Di Matteo inchioda Bonafede: “Fece intendere dinieghi per Dap”

Spuntano nuovi particolari sul caso della mancata nomina di Nino Di Matteo alla guida del Dap. Il consigliere del Csm ha raccontato la sua versione dei fatti in Commissione parlamentare Antimafia usando parole forti contro il ministro della Giustizia Alfonso Bonafede che dopo aver proposto a Di Matteo l’incarico al Dap, avrebbe fatto subito marcia indietro.

Nel 2018 ricevetti la telefonata del ministro Bonafede per assumere la direzione del Dap o in alternativa per prendere il posto di direttore generale degli affari penali. Bonafede mi disse che aveva pensato a me o come capo del Dap e mi fece capire che la nomina avrebbe prodotto effetti immediati o come direttore degli Affari penali. Questo secondo incarico mi sarebbe stato attribuito in un secondo momento se la dottoressa Donati avesse rinunciato a questo incarico per un altro. Più volte nel corso della telefonata il ministro mi ha detto ‘Scelga lei’, me lo ha ripetuto almeno tre volte. Io chiusa la telefonata, non ho avuto alcun dubbio ad accettare il Dap“, ha raccontato il consigliere del Csm Di Matteo. “Non ho mai chiesto né sollecitato alcunché. Io sono stato cercato, ho ricevuto una precisa proposta. Non ho mai cercato qualcuno e perorato l’assegnazione di un incarico“, ha sottolineato.

Di Matteo ha spiegato di aver chiesto al ministro 48 ore di tempo per pensare alle offerte, ma Bonafede chiese tempi più brevi. “La mattina dopo la telefonata mi recai al ministero e dissi subito che accettavo l’incarico del Dap. Con sorpresa, il ministro cominciò a dire che l’incarico al Dap era sì importante ma prevedeva competenze che non avevano in fondo a che fare con la mia esperienza. Insistette perché accettassi invece l’incarico agli affari penali. Mi parlò di aver pensato al dottor Basentini per il Dap”. “Il giorno dopo sono tornato al ministero e ho detto a Bonafede: ‘Non tenga assolutamente in conto nessuna mia disponibilità per gli affari penali. Non sono disponibile’. Lui insistette più volte e poi mi disse: ‘Dottor Di Matteo, La prego di rifletterci perché per quest’altro incarico non ci sono dinieghi o mancati gradimenti che tengano'”. “Io – ha aggiunto –non mi sono mai sognato di chiedere al ministro cosa fosse accaduto in quelle 22 ore“, dalla proposta al primo incontro al ministero.

Io ci sono rimasto male per quell’improvviso dietrofront, ma non ho mai detto niente”. ?Fino alla trasmissione di Giletti su La7. “Sono successe alcune cose che mi hanno indotto a parlare.

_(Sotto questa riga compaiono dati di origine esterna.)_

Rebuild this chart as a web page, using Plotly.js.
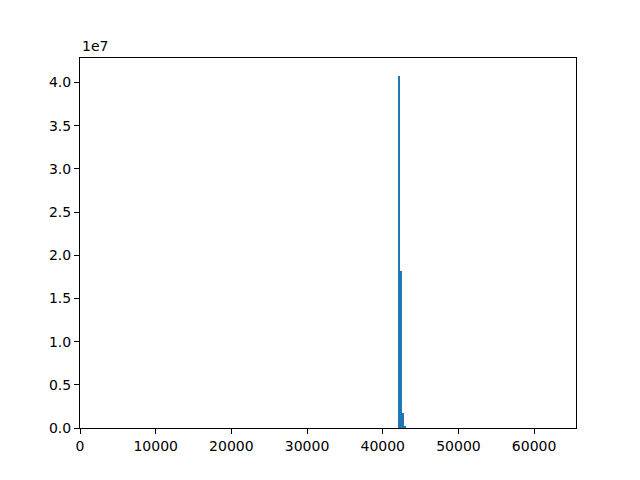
<!DOCTYPE html>
<html>
<head>
<meta charset="utf-8">
<script src="https://cdn.plot.ly/plotly-3.0.1.min.js"></script>
<style>html,body{margin:0;padding:0;background:#fff;}#chart{width:640px;height:480px;}</style>
</head>
<body>
<div id="chart"></div>
<script>
// Histogram data: bin start values (bin width 256) and counts
const binWidth = 256;
const binStarts = [41984, 42240, 42496, 42752, 43008];
const counts = [40800000, 18150000, 1750000, 250000, 40000];
const xTicks = [0, 10000, 20000, 30000, 40000, 50000, 60000];
const yTicks = [0, 5e6, 1e7, 1.5e7, 2e7, 2.5e7, 3e7, 3.5e7, 4e7];
const yTickLabels = ["0.0", "0.5", "1.0", "1.5", "2.0", "2.5", "3.0", "3.5", "4.0"];

const centers = binStarts.map(s => s + binWidth / 2);
const ymax = Math.max(...counts) * 1.05;

const trace = {
  type: 'bar',
  x: centers,
  y: counts,
  width: binWidth,
  marker: {color: '#1f77b4', line: {width: 0}},
  hoverinfo: 'x+y'
};

const axisCommon = {
  showline: true, mirror: true, linecolor: '#000', linewidth: 1,
  ticks: 'outside', ticklen: 5, tickwidth: 1, tickcolor: '#000',
  showgrid: false, zeroline: false,
  tickfont: {family: 'DejaVu Sans', size: 14, color: '#000'}
};

const layout = {
  width: 640, height: 480,
  margin: {l: 80, r: 64, t: 58, b: 52},
  paper_bgcolor: '#fff', plot_bgcolor: '#fff',
  showlegend: false,
  bargap: 0,
  xaxis: Object.assign({}, axisCommon, {
    range: [0, 65535], tickmode: 'array', tickvals: xTicks,
    ticktext: xTicks.map(String)
  }),
  yaxis: Object.assign({}, axisCommon, {
    range: [0, ymax], tickmode: 'array', tickvals: yTicks, ticktext: yTickLabels
  }),
  annotations: [{
    text: '1e7', xref: 'paper', yref: 'paper', x: 0, y: 1,
    xanchor: 'left', yanchor: 'bottom', yshift: 2, showarrow: false,
    font: {family: 'DejaVu Sans', size: 14, color: '#000'}
  }]
};

Plotly.newPlot('chart', [trace], layout, {staticPlot: true, displayModeBar: false});
</script>
</body>
</html>
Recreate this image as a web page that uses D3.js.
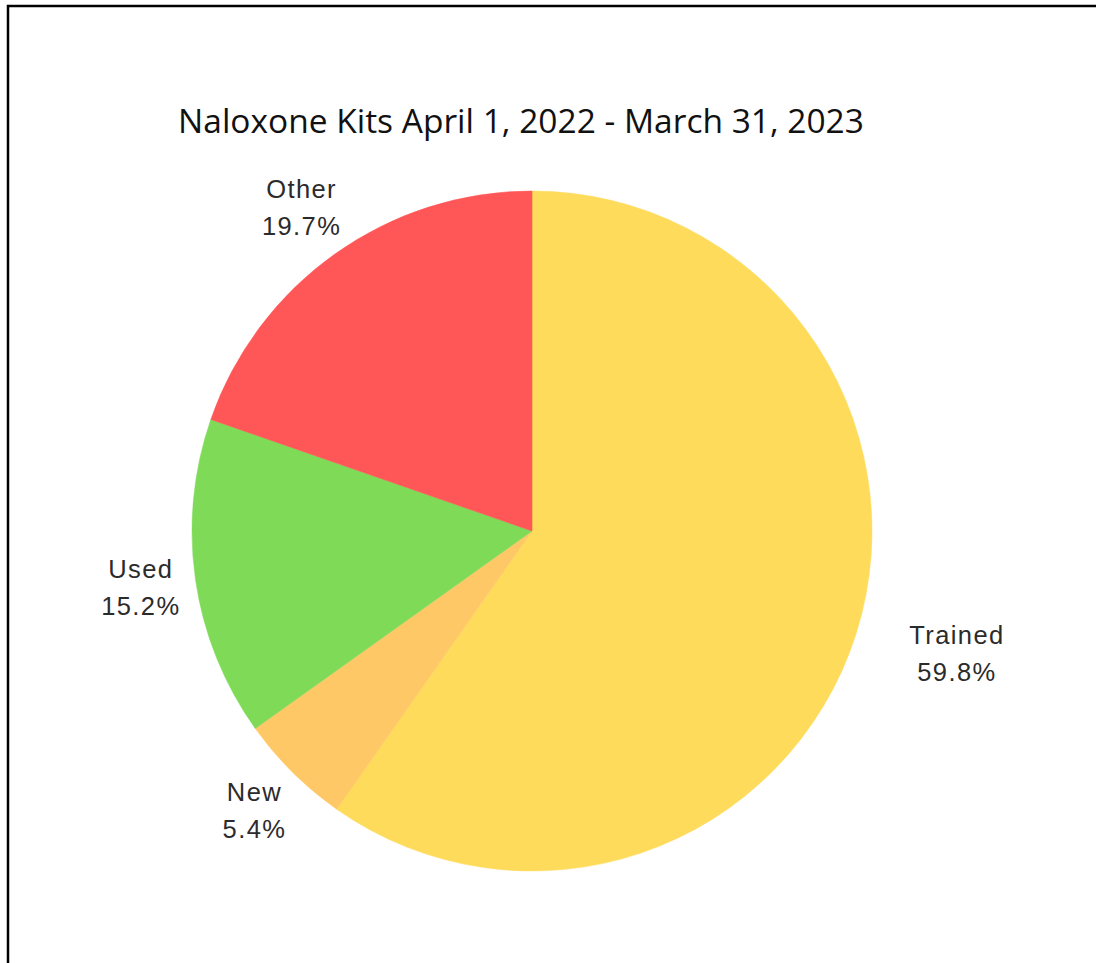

C’erano state centinaia di scarcerazioni, avevo conosciuto la circolare del 21 marzo, erano intervenute le dimissioni del dottor Basentini, iniziavano a filtrare le voce di un incarico alla mia persone come capo del Dap. Io ho continuato a non parlare e Bonafede ha scelto Petralia al Dap“. E così si arriva allo scorso 3 maggio quando Di Matteo interviene nel corso della trasmissione Non è l’Arena. “Ho ritenuto di raccontare la verità e non me ne sono pentito. La vicenda non è solo personale ma diventa istituzionale nel momento in cui il ministro nel giro di 22 ore fa dietrofront e parla di dinieghi e mancati gradimenti. A chi e a che cosa non è compito mio saperlo, lo potrebbe dire solo il ministro Bonafede“.